Business modeling needs to work on a few important aspects. It has to make sure growing margins over a period of time. The margins have to be right. Next the growth areas and market have to be found. Finally, the cost reductions and financial efficiency need to be carried out.
2. Franchise Recruitment:
Franchise recruitment has to be carefully done, considering the selection and analysis.
Selection- It is done based on critical factors and soft skills. The critical factors include the financial fit, operational fit, marketing fit, and strategic fit. Amongst these one should be the most critical factor depending on the type of business.
The other side is the softer side of the selection. These factors were much ignored earlier, but they play a very vital role and without these, the franchise may not work well. They include maturity, objectivity, experience, creativity in running the business, and integrity towards the brand.
Micro Market Analysis– Understanding the market is another important factor to consider. How the market will react to the new changes has to think about.
Selection Process- It has to be an exhaustive multi-layer process to select the right partner.

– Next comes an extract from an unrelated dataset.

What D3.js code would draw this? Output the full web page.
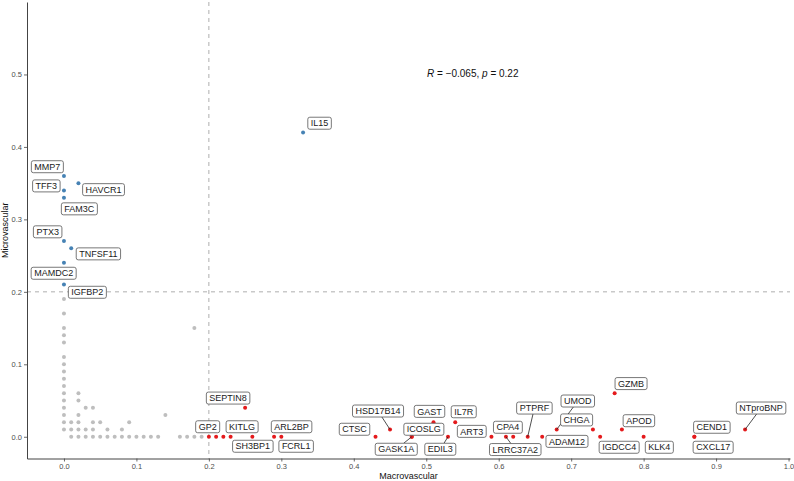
<!DOCTYPE html>
<html><head><meta charset="utf-8">
<script src="https://cdn.jsdelivr.net/npm/d3@7"></script>
<style>body{margin:0;background:#fff}svg{display:block}</style>
</head><body>
<svg id="chart" width="794" height="481"></svg>
<script>
// ---- data ----
const geneNames = ["MMP7","TFF3","HAVCR1","FAM3C","PTX3","TNFSF11","MAMDC2","IGFBP2","IL15",
  "SEPTIN8","GP2","KITLG","SH3BP1","ARL2BP","FCRL1","CTSC","HSD17B14","GAST","IL7R","ICOSLG","GASK1A","EDIL3",
  "ART3","CPA4","LRRC37A2","PTPRF","ADAM12","UMOD","CHGA","IGDCC4","GZMB","APOD","KLK4","CEND1","CXCL17","NTproBNP"];
const geneMacro = [0,0,0.02,0,0,0.01,0,0,0.33,
  0.25,0.20,0.23,0.26,0.29,0.30,0.43,0.45,0.51,0.54,0.48,0.48,0.53,
  0.59,0.62,0.61,0.64,0.66,0.68,0.73,0.74,0.76,0.77,0.80,0.87,0.87,0.94];
const geneMicro = [0.36,0.34,0.35,0.33,0.27,0.26,0.24,0.21,0.42,
  0.04,0,0,0,0,0,0,0.01,0.02,0.02,0,0,0,
  0,0,0,0,0,0.01,0.01,0,0.06,0.01,0,0,0,0.01];
const geneGroup = ["micro","micro","micro","micro","micro","micro","micro","micro","micro",
  "macro","macro","macro","macro","macro","macro","macro","macro","macro","macro","macro","macro","macro",
  "macro","macro","macro","macro","macro","macro","macro","macro","macro","macro","macro","macro","macro","macro"];

const otherMacro = [0,0,0,0,0,0,0,0,0,0,0,0,0,0,0,0, 0.01,0.01,0.01, 0.02,0.02,0.02,0.02,0.02,0.02,
  0.03,0.03,0.03, 0.04,0.04,0.04,0.04, 0.05,0.05, 0.06,0.06, 0.07, 0.08,0.08, 0.09,0.09,
  0.10,0.11,0.12,0.13, 0.14, 0.16,0.17,0.18,0.19, 0.18, 0.21,0.22];
const otherMicro = [0.01,0.02,0.03,0.04,0.05,0.06,0.07,0.08,0.09,0.10,0.11,0.13,0.14,0.15,0.17,0.19,
  0.02,0.01,0, 0.06,0.05,0.03,0.02,0.01,0, 0.04,0.01,0, 0.04,0.02,0.01,0, 0.02,0, 0.01,0, 0,
  0.01,0, 0.02,0, 0,0,0,0, 0.03, 0,0,0,0, 0.15, 0,0];
const otherGroup = otherMacro.map((d,i)=> i>=51 ? "macro" : "none");

const xTicks = [0,0.1,0.2,0.3,0.4,0.5,0.6,0.7,0.8,0.9,1.0];
const yTicks = [0,0.1,0.2,0.3,0.4,0.5];
const threshold = 0.2;
const statR = "−0.065", statP = "0.22";

// ---- label layout (pixel offsets of label centre from its point; seg = leader line) ----
const labelLayout = {
  MMP7:[-16.6,-9.2], TFF3:[-17.6,-4.5], HAVCR1:[25.1,6.5], FAM3C:[15.4,11.2], PTX3:[-16.3,-9.3],
  TNFSF11:[27.2,5.5], MAMDC2:[-10.3,10.4], IGFBP2:[23.4,7.7], IL15:[16.5,-9.2],
  SEPTIN8:[-17,-9.7], GP2:[-1.2,-10], KITLG:[11.5,-10], SH3BP1:[0.5,9.5], ARL2BP:[17.5,-10], FCRL1:[14.8,9.5],
  CTSC:[-21,-7.5], HSD17B14:[-12,-18.5,1], GAST:[-4,-10.9], IL7R:[8.5,-10.5], ICOSLG:[12.1,-7.5],
  GASK1A:[-15.5,12.5,1], EDIL3:[-7.7,12.5,1], ART3:[-19.7,-5.4], CPA4:[-5.3,-9.5], LRRC37A2:[9.3,12.8,1],
  PTPRF:[6.7,-28.7,1], ADAM12:[24.8,4.6], UMOD:[21.1,-28.5,1], CHGA:[-16.3,-9.6], IGDCC4:[19,10.5],
  GZMB:[16.4,-9.7], APOD:[17,-8.8], KLK4:[15.7,10.5], CEND1:[17.5,-9.5], CXCL17:[18.8,10.5], NTproBNP:[16,-21.5,1]
};

const colors = {micro:"#4682B4", macro:"#E41A1C", none:"#BEBEBE"};
const FONT = "'Liberation Sans', Arial, Helvetica, sans-serif";

const svg = d3.select("#chart").style("font-family", FONT);
const L = 27, R = 790, T = 2, B = 458.5;
const x = d3.scaleLinear().domain([-0.051, 1.002]).range([L, R]);
const y = d3.scaleLinear().domain([-0.03, 0.6]).range([B, T]);

// dashed reference lines
svg.append("line").attr("x1", x(threshold)).attr("x2", x(threshold)).attr("y1", T).attr("y2", B)
  .attr("stroke", "#9a9a9a").attr("stroke-width", 0.8).attr("stroke-dasharray", "4,4");
svg.append("line").attr("x1", L).attr("x2", R).attr("y1", y(threshold)).attr("y2", y(threshold))
  .attr("stroke", "#9a9a9a").attr("stroke-width", 0.8).attr("stroke-dasharray", "4,4");

// axes
const xAxis = svg.append("g").attr("transform", `translate(0,${B})`)
  .call(d3.axisBottom(x).tickValues(xTicks).tickFormat(d3.format(".1f")).tickSizeInner(3).tickSizeOuter(0).tickPadding(2));
const yAxis = svg.append("g").attr("transform", `translate(${L},0)`)
  .call(d3.axisLeft(y).tickValues(yTicks).tickFormat(d3.format(".1f")).tickSizeInner(3).tickSizeOuter(0).tickPadding(2));
[xAxis, yAxis].forEach(g => {
  g.select(".domain").attr("stroke", "#444").attr("stroke-width", 1);
  g.selectAll(".tick line").attr("stroke", "#444").attr("stroke-width", 0.8);
  g.selectAll(".tick text").attr("fill", "#4D4D4D").style("font-size", "7.5px").style("font-family", FONT);
});

svg.append("text").attr("x", (L + R) / 2).attr("y", 479).attr("text-anchor", "middle")
  .style("font-size", "9px").attr("fill", "#111").text("Macrovascular");
svg.append("text").attr("transform", `translate(8,${(T + B) / 2}) rotate(-90)`).attr("text-anchor", "middle")
  .style("font-size", "9px").attr("fill", "#111").text("Microvascular");

// stat annotation
const ann = svg.append("text").attr("x", 427).attr("y", 77).style("font-size", "10px").attr("fill", "#111");
ann.append("tspan").style("font-style", "italic").text("R");
ann.append("tspan").text(" = " + statR + ", ");
ann.append("tspan").style("font-style", "italic").text("p");
ann.append("tspan").text(" = " + statP);

// points
const others = otherMacro.map((m, i) => ({m, v: otherMicro[i], g: otherGroup[i]}));
const genes = geneNames.map((n, i) => ({n, m: geneMacro[i], v: geneMicro[i], g: geneGroup[i]}));
svg.append("g").selectAll("circle").data(others.filter(d => d.g === "none")).join("circle")
  .attr("cx", d => x(d.m)).attr("cy", d => y(d.v)).attr("r", 2).attr("fill", colors.none);
svg.append("g").selectAll("circle").data(others.filter(d => d.g !== "none").concat(genes)).join("circle")
  .attr("cx", d => x(d.m)).attr("cy", d => y(d.v)).attr("r", 2).attr("fill", d => colors[d.g]);

// labels
const segG = svg.append("g"), labG = svg.append("g");
genes.forEach(d => {
  const lay = labelLayout[d.n];
  const px = x(d.m), py = y(d.v);
  const cx = px + lay[0], cy = py + lay[1];
  const g = labG.append("g");
  const rect = g.append("rect");
  const t = g.append("text").attr("x", cx).attr("y", cy + 3.2).attr("text-anchor", "middle")
    .style("font-size", "9px").attr("fill", "#1a1a1a").text(d.n);
  const w = t.node().getComputedTextLength() + 6, h = 12;
  rect.attr("x", cx - w / 2).attr("y", cy - h / 2).attr("width", w).attr("height", h)
    .attr("rx", 2).attr("fill", "#fff").attr("stroke", "#555").attr("stroke-width", 0.8);
  if (lay[2]) {
    const dx = cx - px, dy = cy - py;
    const tx = Math.abs(dx) > 0 ? (Math.abs(dx) - w / 2) / Math.abs(dx) : Infinity;
    const ty = Math.abs(dy) > 0 ? (Math.abs(dy) - h / 2) / Math.abs(dy) : Infinity;
    const tt = Math.max(Math.min(tx < 0 ? Infinity : tx, ty < 0 ? Infinity : ty), 0);
    const s = Math.max(tx, ty);
    segG.append("line").attr("x1", px).attr("y1", py).attr("x2", px + dx * s).attr("y2", py + dy * s)
      .attr("stroke", "#222").attr("stroke-width", 0.8);
  }
});
</script>
</body></html>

Whether it is a startup or a well-known brand, each has to right to select the right partner for future good. The selection process must not be compromised.
Develop Your Franchise Team- A focused team designated for franchising has to be developed. It should be able to work on-site selection, franchisee selection process, and franchise development.
Once the franchisees are selected, there is still management that needs to be done. There are several things to look upon when managing the franchisees.
Building a relationship: A franchise relationship is not a friendship. The relationship should be set such that there are respect and accountability. This is important because amongst friends one cannot express the difficult situations in business.
The company has to work as a facilitator and not commit itself to run the business.
Audit Policy- The audit guides the brand as well as the franchisee where they stand and what needs improvement.
One of the exercises that a company follows to know the business is ERR. Here, E stands for encouraging the partners every month. R stands for recognition that is given quarterly and another R stands for the reward which is given annually to the partners.
While the other 3 strategies are for the organizations going for franchising for the first time, the 4th strategy is for existing franchise organizations.
Even an existing franchisor needs to plan and upgrade to keep up with franchisees.
Innovation- Constant innovation is required to keep business and brand relevant. There are has to be a significant change or prioritization brought in business from the customer point of view.
Rediscover- The brand has to look for the target group, who is the target group, and what are they looking for?. Accordingly, the organization repackages its product or service.
Elevate and Exit- The organization needs to identify the misfit and negative franchisees and exit them. It is necessary to elevate the positive and energetic franchisees to keep up their good work and at the same time exit the ones that are not performing.
New Markets- The organization needs to focus on new markets and short terms markets that it can serve through its franchisees.
Here’s a checklist that shows you if you are ready to franchise:
1. Brand preference and engagement– The factors are credibility, positive PR through social media and print, and awards and recognition.
2. Proven business, systems, and processes- Factors under this are prototype, SOP’s and manuals, and strong vendor relations.
3. Financial performance and margins- ROI, affordability for franchising, and capitalisation.
4. Management and leadership team- People believe in the leaders. There has to be a key management team that is experienced and a proper organisational design.
5. Competition and market trends- This means a check on the market if it is overcrowded or if there is any market gap. What are the industry trends? Also, forecasting the future demand for the next 5 years.
6. Product and service- The areas of concern include innovation and R and D, differentiation, and change cycle.